Just as on “The Daily Show,” Black liberally prods national policy and current events, but his best material comes from neurotic observations about things few sane people would mull. In the best and most brilliant bit on the album, Black laments candy corn as the thing that “proves just how dumb we are collectively as a people.”
The more Black takes on topics such as air travel and gay marriage, however, the more the album’s biggest gaffe shows: It was recorded seven months ago, and much of it has dated. What’s more: Black’s commentary on the hypocrisy and irony within these topics — matches are allowed on airplanes, but lighters aren’t, political parties have different facts on the same subject — aren’t particularly insightful or new.
But just as often as Black recycles a few comedic clichés, he just as easily turns in the right direction. In an overlong bit on his experience performing at the Congressional Correspondent’s Dinner, Black starts out talking about politicians with metal poles lodged in certain places but comes out with a pointed and complex conclusion about how the evening was both exalting and deflating.
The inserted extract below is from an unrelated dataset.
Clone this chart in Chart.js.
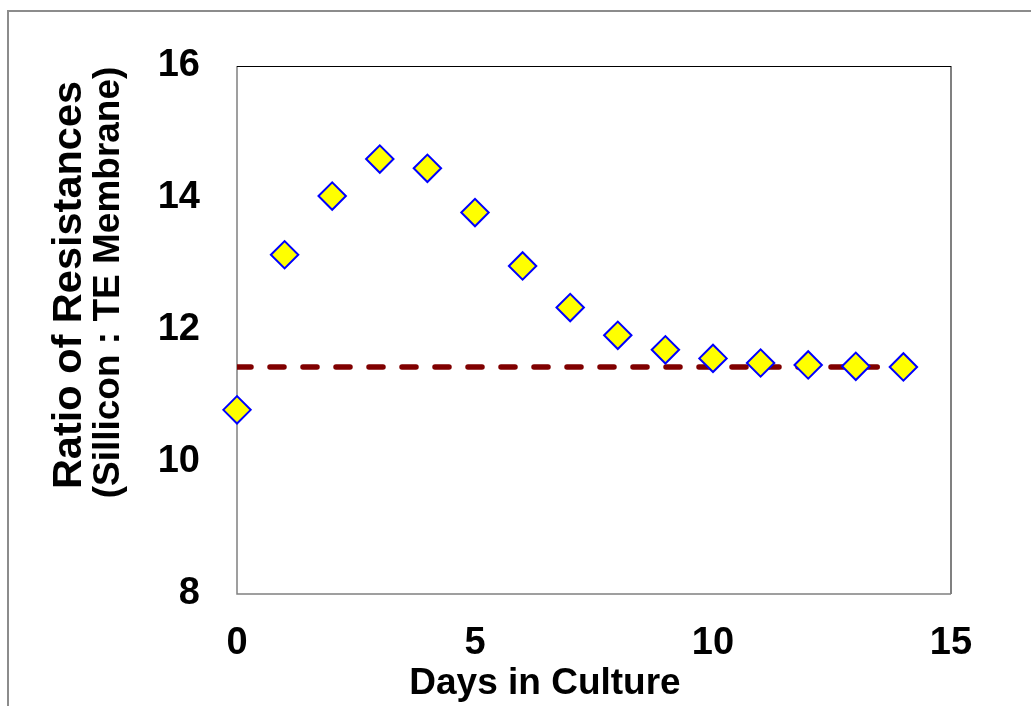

Without a visual picture of Black — his hands shooting in the air in disgust, front teeth sticking out in a vengeful fury, jaws wagging in a double-take — some of the charm of his rants disappear, but not his blithe self-loathing. He can pull off “edgy” humor so it doesn’t feel like he is intentionally pushing audience buttons; it just, well, makes sense that Lewis Black, after watching Terry Schiavo coverage for days on end, would come to the conclusion that a feeding tube would be awfully convenient.
For of all Black’s Tourette’s-like paroxysms and shocking asides, he arrives fairly early at a point emblematic of both his comedy and his feelings about our mixed-up society. The truth is hard to come by these days, and the only place anyone is going to get trustworthy information is at an elementary school, he says.
Look on a schedule, and on Tuesday, the cafeteria is serving meatloaf and peas. You walk in on Tuesday, and there will be meatloaf and peas. A point like that won’t be dated for a long, long time.